- Recorded information:
[start]
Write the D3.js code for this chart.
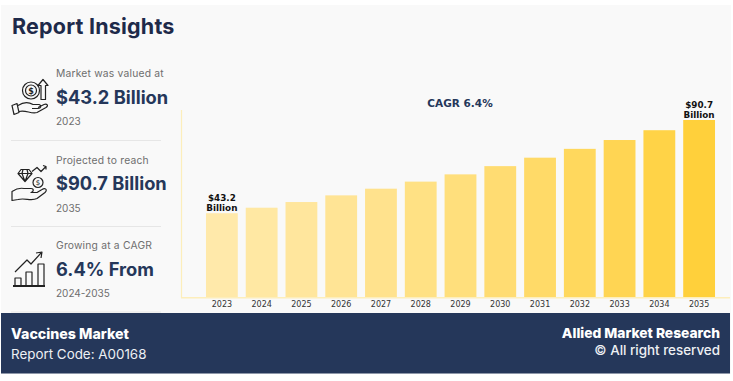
<!DOCTYPE html>
<html>
<head>
<meta charset="utf-8">
<script src="https://cdn.jsdelivr.net/npm/d3@7"></script>
<style>
  html, body { margin: 0; padding: 0; background: #fff; overflow: hidden; }
  text { font-family: Inter, "Open Sans", sans-serif; }
  .tick text, .label { font-family: "DejaVu Sans", sans-serif; }
  .icon path, .icon circle, .icon rect { fill: none; stroke: #222; stroke-width: 1.2; stroke-linejoin: round; }
  .icon text { font-family: "DejaVu Sans", sans-serif; fill: #222; }
</style>
</head>
<body>
<div id="main"></div>
<script>
const years = [2023,2024,2025,2026,2027,2028,2029,2030,2031,2032,2033,2034,2035];
const values = [43.2,46.0,48.9,52.3,55.7,59.3,63.0,67.2,71.5,76.0,80.5,85.5,90.7];
const insightLabels = ['Market was valued at','Projected to reach','Growing at a CAGR'];
const insightValues = ['$43.2 Billion','$90.7 Billion','6.4% From'];
const insightYears = ['2023','2035','2024-2035'];

const width = 733, height = 381;
const navy = '#25375a';

const svg = d3.select('#main').append('svg')
  .attr('width', width)
  .attr('height', height)
  .style('display', 'block');

// card + footer
svg.append('rect').attr('x', 1).attr('y', 5).attr('width', 730).attr('height', 369).attr('fill', '#f9f9f9');
svg.append('rect').attr('x', 1).attr('y', 313).attr('width', 729).attr('height', 60.5).attr('fill', navy);

svg.append('text').attr('x', 12).attr('y', 34)
  .attr('font-size', 21.5).attr('font-weight', 700).attr('letter-spacing', 0.2).attr('fill', '#1e2a4a')
  .text('Report Insights');

// left column
const labelY = [77, 164, 249];
const valueY = [104, 190, 276];
const yearY = [125, 212, 297];
const rows = svg.selectAll('.row').data(insightLabels).enter().append('g').attr('class', 'row');
rows.append('text').attr('x', 56).attr('y', (d, i) => labelY[i])
  .attr('font-size', 10.3).attr('letter-spacing', 0.2).attr('fill', '#6e6e6e').text(d => d);
rows.append('text').attr('x', 56).attr('y', (d, i) => valueY[i])
  .attr('font-size', 18.3).attr('font-weight', 700).attr('fill', navy)
  .text((d, i) => insightValues[i]);
rows.append('text').attr('x', 56).attr('y', (d, i) => yearY[i])
  .attr('font-size', 10).attr('fill', '#6e6e6e').text((d, i) => insightYears[i]);

svg.selectAll('.sep').data([140.5, 226.5, 312]).enter().append('line')
  .attr('x1', 11).attr('x2', 161).attr('y1', d => d).attr('y2', d => d)
  .attr('stroke', '#e6e6e6').attr('stroke-width', 1);

// icons
const ic1 = svg.append('g').attr('class', 'icon').attr('transform', 'translate(11,79.5)');
ic1.append('path').attr('d', 'M1,26 L6,24 L8,33 L3,35 Z M7,26 C13,22 17,22 22,25 L28,25 C31,26 30,29 27,29 L21,29 M8,32 C15,30 20,35 26,33 L35,28 C38,26 36,24 33,25 L27,28');
ic1.append('circle').attr('cx', 20).attr('cy', 11).attr('r', 8.5);
ic1.append('circle').attr('cx', 20).attr('cy', 11).attr('r', 5.5);
ic1.append('text').attr('x', 20).attr('y', 14).attr('text-anchor', 'middle').attr('font-size', 8).attr('font-weight', 700).text('$');
ic1.append('path').attr('d', 'M30,20 L30,6 L27,6 L32,0 L37,6 L34.5,6 L34.5,20 Z');

const ic2 = svg.append('g').attr('class', 'icon').attr('transform', 'translate(11,165.5)');
ic2.append('path').attr('d', 'M1,26 L1,35 L7,34 C14,32 20,36 26,33 L34,27 C37,24 34,22 31,24 L26,27 L20,27 C23,26 23,23 20,23 L13,23 C8,22 4,24 1,26 Z');
ic2.append('path').attr('d', 'M7,8 L10,4 L18,4 L21,8 L14,16 Z M7,8 L21,8 M12,4 L11,8 L14,16 L17,8 L16,4');
ic2.append('circle').attr('cx', 27).attr('cy', 17).attr('r', 5);
ic2.append('text').attr('x', 27).attr('y', 19.5).attr('text-anchor', 'middle').attr('font-size', 7).text('$');
ic2.append('path').attr('d', 'M21,6 L26,2 L30,6 L35,1 M32,0 L35,1 L35,4');

const ic3 = svg.append('g').attr('class', 'icon').attr('transform', 'translate(12,251)');
ic3.append('path').attr('d', 'M1,35 L33,35').style('stroke-width', 2);
ic3.append('path').attr('d', 'M3,35 L3,27 L9,27 L9,35 M14,35 L14,21 L20,21 L20,35 M26,35 L26,13 L32,13 L32,35');
ic3.append('path').attr('d', 'M3,21 L15,9 L19,13 L29,2 M24,2 L30,1 L29,7');

// chart
const x = d3.scaleBand().domain(years).range([202, 719]).paddingInner(0.2).paddingOuter(0.1);
const y = d3.scaleLinear().domain([0, 90.7]).range([298, 120]);
const color = d3.scaleLinear().domain([43.2, 90.7]).range(['#ffe9aa', '#ffd03b']);

svg.selectAll('.bar').data(values).enter().append('rect')
  .attr('class', 'bar')
  .attr('x', (d, i) => x(years[i]))
  .attr('y', d => y(d))
  .attr('width', x.bandwidth())
  .attr('height', d => y(0) - y(d))
  .attr('fill', d => color(d));

const xAxis = svg.append('g')
  .attr('transform', 'translate(0,298)')
  .call(d3.axisBottom(x).tickSize(0).tickPadding(3));
xAxis.select('.domain').remove();
xAxis.selectAll('text').attr('font-size', 8).attr('fill', '#333');

svg.append('line').attr('x1', 181).attr('x2', 730).attr('y1', 297.8).attr('y2', 297.8)
  .attr('stroke', '#fdeebb').attr('stroke-width', 1.6);
svg.append('line').attr('x1', 181.5).attr('x2', 181.5).attr('y1', 110).attr('y2', 298)
  .attr('stroke', '#fdeebb').attr('stroke-width', 1.2);

// end labels
[0, years.length - 1].forEach(i => {
  const cx = x(years[i]) + x.bandwidth() / 2;
  const t = svg.append('text').attr('class', 'label')
    .attr('text-anchor', 'middle').attr('font-size', 8.8).attr('font-weight', 700).attr('fill', '#111');
  t.append('tspan').attr('x', cx).attr('y', y(values[i]) - 12).text('$' + values[i]);
  t.append('tspan').attr('x', cx).attr('y', y(values[i]) - 2.5).text('Billion');
});

svg.append('text').attr('class', 'label').attr('x', 460).attr('y', 107)
  .attr('text-anchor', 'middle').attr('font-size', 10.5).attr('font-weight', 700).attr('fill', navy)
  .text('CAGR 6.4%');

// footer text
svg.append('text').attr('x', 11).attr('y', 338.5).attr('font-size', 14.2).attr('font-weight', 800).attr('fill', '#fff').text('Vaccines Market');
svg.append('text').attr('x', 11).attr('y', 359).attr('font-size', 13.4).attr('fill', '#eef0f4').text('Report Code: A00168');
svg.append('text').attr('x', 720).attr('y', 337.5).attr('text-anchor', 'end').attr('font-size', 13.8).attr('font-weight', 800).attr('fill', '#fff').text('Allied Market Research');
svg.append('text').attr('x', 720).attr('y', 354.5).attr('text-anchor', 'end').attr('font-size', 13.4).attr('font-weight', 500).attr('fill', '#eef0f4').text('© All right reserved');
</script>
</body>
</html>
[end]
- Required work:
Using the material above, return every line exactly as it appears, minus the pictures.

- Solution to the exercise:
Write the D3.js code for this chart.
<!DOCTYPE html>
<html>
<head>
<meta charset="utf-8">
<script src="https://cdn.jsdelivr.net/npm/d3@7"></script>
<style>
  html, body { margin: 0; padding: 0; background: #fff; overflow: hidden; }
  text { font-family: Inter, "Open Sans", sans-serif; }
  .tick text, .label { font-family: "DejaVu Sans", sans-serif; }
  .icon path, .icon circle, .icon rect { fill: none; stroke: #222; stroke-width: 1.2; stroke-linejoin: round; }
  .icon text { font-family: "DejaVu Sans", sans-serif; fill: #222; }
</style>
</head>
<body>
<div id="main"></div>
<script>
const years = [2023,2024,2025,2026,2027,2028,2029,2030,2031,2032,2033,2034,2035];
const values = [43.2,46.0,48.9,52.3,55.7,59.3,63.0,67.2,71.5,76.0,80.5,85.5,90.7];
const insightLabels = ['Market was valued at','Projected to reach','Growing at a CAGR'];
const insightValues = ['$43.2 Billion','$90.7 Billion','6.4% From'];
const insightYears = ['2023','2035','2024-2035'];

const width = 733, height = 381;
const navy = '#25375a';

const svg = d3.select('#main').append('svg')
  .attr('width', width)
  .attr('height', height)
  .style('display', 'block');

// card + footer
svg.append('rect').attr('x', 1).attr('y', 5).attr('width', 730).attr('height', 369).attr('fill', '#f9f9f9');
svg.append('rect').attr('x', 1).attr('y', 313).attr('width', 729).attr('height', 60.5).attr('fill', navy);

svg.append('text').attr('x', 12).attr('y', 34)
  .attr('font-size', 21.5).attr('font-weight', 700).attr('letter-spacing', 0.2).attr('fill', '#1e2a4a')
  .text('Report Insights');

// left column
const labelY = [77, 164, 249];
const valueY = [104, 190, 276];
const yearY = [125, 212, 297];
const rows = svg.selectAll('.row').data(insightLabels).enter().append('g').attr('class', 'row');
rows.append('text').attr('x', 56).attr('y', (d, i) => labelY[i])
  .attr('font-size', 10.3).attr('letter-spacing', 0.2).attr('fill', '#6e6e6e').text(d => d);
rows.append('text').attr('x', 56).attr('y', (d, i) => valueY[i])
  .attr('font-size', 18.3).attr('font-weight', 700).attr('fill', navy)
  .text((d, i) => insightValues[i]);
rows.append('text').attr('x', 56).attr('y', (d, i) => yearY[i])
  .attr('font-size', 10).attr('fill', '#6e6e6e').text((d, i) => insightYears[i]);

svg.selectAll('.sep').data([140.5, 226.5, 312]).enter().append('line')
  .attr('x1', 11).attr('x2', 161).attr('y1', d => d).attr('y2', d => d)
  .attr('stroke', '#e6e6e6').attr('stroke-width', 1);

// icons
const ic1 = svg.append('g').attr('class', 'icon').attr('transform', 'translate(11,79.5)');
ic1.append('path').attr('d', 'M1,26 L6,24 L8,33 L3,35 Z M7,26 C13,22 17,22 22,25 L28,25 C31,26 30,29 27,29 L21,29 M8,32 C15,30 20,35 26,33 L35,28 C38,26 36,24 33,25 L27,28');
ic1.append('circle').attr('cx', 20).attr('cy', 11).attr('r', 8.5);
ic1.append('circle').attr('cx', 20).attr('cy', 11).attr('r', 5.5);
ic1.append('text').attr('x', 20).attr('y', 14).attr('text-anchor', 'middle').attr('font-size', 8).attr('font-weight', 700).text('$');
ic1.append('path').attr('d', 'M30,20 L30,6 L27,6 L32,0 L37,6 L34.5,6 L34.5,20 Z');

const ic2 = svg.append('g').attr('class', 'icon').attr('transform', 'translate(11,165.5)');
ic2.append('path').attr('d', 'M1,26 L1,35 L7,34 C14,32 20,36 26,33 L34,27 C37,24 34,22 31,24 L26,27 L20,27 C23,26 23,23 20,23 L13,23 C8,22 4,24 1,26 Z');
ic2.append('path').attr('d', 'M7,8 L10,4 L18,4 L21,8 L14,16 Z M7,8 L21,8 M12,4 L11,8 L14,16 L17,8 L16,4');
ic2.append('circle').attr('cx', 27).attr('cy', 17).attr('r', 5);
ic2.append('text').attr('x', 27).attr('y', 19.5).attr('text-anchor', 'middle').attr('font-size', 7).text('$');
ic2.append('path').attr('d', 'M21,6 L26,2 L30,6 L35,1 M32,0 L35,1 L35,4');

const ic3 = svg.append('g').attr('class', 'icon').attr('transform', 'translate(12,251)');
ic3.append('path').attr('d', 'M1,35 L33,35').style('stroke-width', 2);
ic3.append('path').attr('d', 'M3,35 L3,27 L9,27 L9,35 M14,35 L14,21 L20,21 L20,35 M26,35 L26,13 L32,13 L32,35');
ic3.append('path').attr('d', 'M3,21 L15,9 L19,13 L29,2 M24,2 L30,1 L29,7');

// chart
const x = d3.scaleBand().domain(years).range([202, 719]).paddingInner(0.2).paddingOuter(0.1);
const y = d3.scaleLinear().domain([0, 90.7]).range([298, 120]);
const color = d3.scaleLinear().domain([43.2, 90.7]).range(['#ffe9aa', '#ffd03b']);

svg.selectAll('.bar').data(values).enter().append('rect')
  .attr('class', 'bar')
  .attr('x', (d, i) => x(years[i]))
  .attr('y', d => y(d))
  .attr('width', x.bandwidth())
  .attr('height', d => y(0) - y(d))
  .attr('fill', d => color(d));

const xAxis = svg.append('g')
  .attr('transform', 'translate(0,298)')
  .call(d3.axisBottom(x).tickSize(0).tickPadding(3));
xAxis.select('.domain').remove();
xAxis.selectAll('text').attr('font-size', 8).attr('fill', '#333');

svg.append('line').attr('x1', 181).attr('x2', 730).attr('y1', 297.8).attr('y2', 297.8)
  .attr('stroke', '#fdeebb').attr('stroke-width', 1.6);
svg.append('line').attr('x1', 181.5).attr('x2', 181.5).attr('y1', 110).attr('y2', 298)
  .attr('stroke', '#fdeebb').attr('stroke-width', 1.2);

// end labels
[0, years.length - 1].forEach(i => {
  const cx = x(years[i]) + x.bandwidth() / 2;
  const t = svg.append('text').attr('class', 'label')
    .attr('text-anchor', 'middle').attr('font-size', 8.8).attr('font-weight', 700).attr('fill', '#111');
  t.append('tspan').attr('x', cx).attr('y', y(values[i]) - 12).text('$' + values[i]);
  t.append('tspan').attr('x', cx).attr('y', y(values[i]) - 2.5).text('Billion');
});

svg.append('text').attr('class', 'label').attr('x', 460).attr('y', 107)
  .attr('text-anchor', 'middle').attr('font-size', 10.5).attr('font-weight', 700).attr('fill', navy)
  .text('CAGR 6.4%');

// footer text
svg.append('text').attr('x', 11).attr('y', 338.5).attr('font-size', 14.2).attr('font-weight', 800).attr('fill', '#fff').text('Vaccines Market');
svg.append('text').attr('x', 11).attr('y', 359).attr('font-size', 13.4).attr('fill', '#eef0f4').text('Report Code: A00168');
svg.append('text').attr('x', 720).attr('y', 337.5).attr('text-anchor', 'end').attr('font-size', 13.8).attr('font-weight', 800).attr('fill', '#fff').text('Allied Market Research');
svg.append('text').attr('x', 720).attr('y', 354.5).attr('text-anchor', 'end').attr('font-size', 13.4).attr('font-weight', 500).attr('fill', '#eef0f4').text('© All right reserved');
</script>
</body>
</html>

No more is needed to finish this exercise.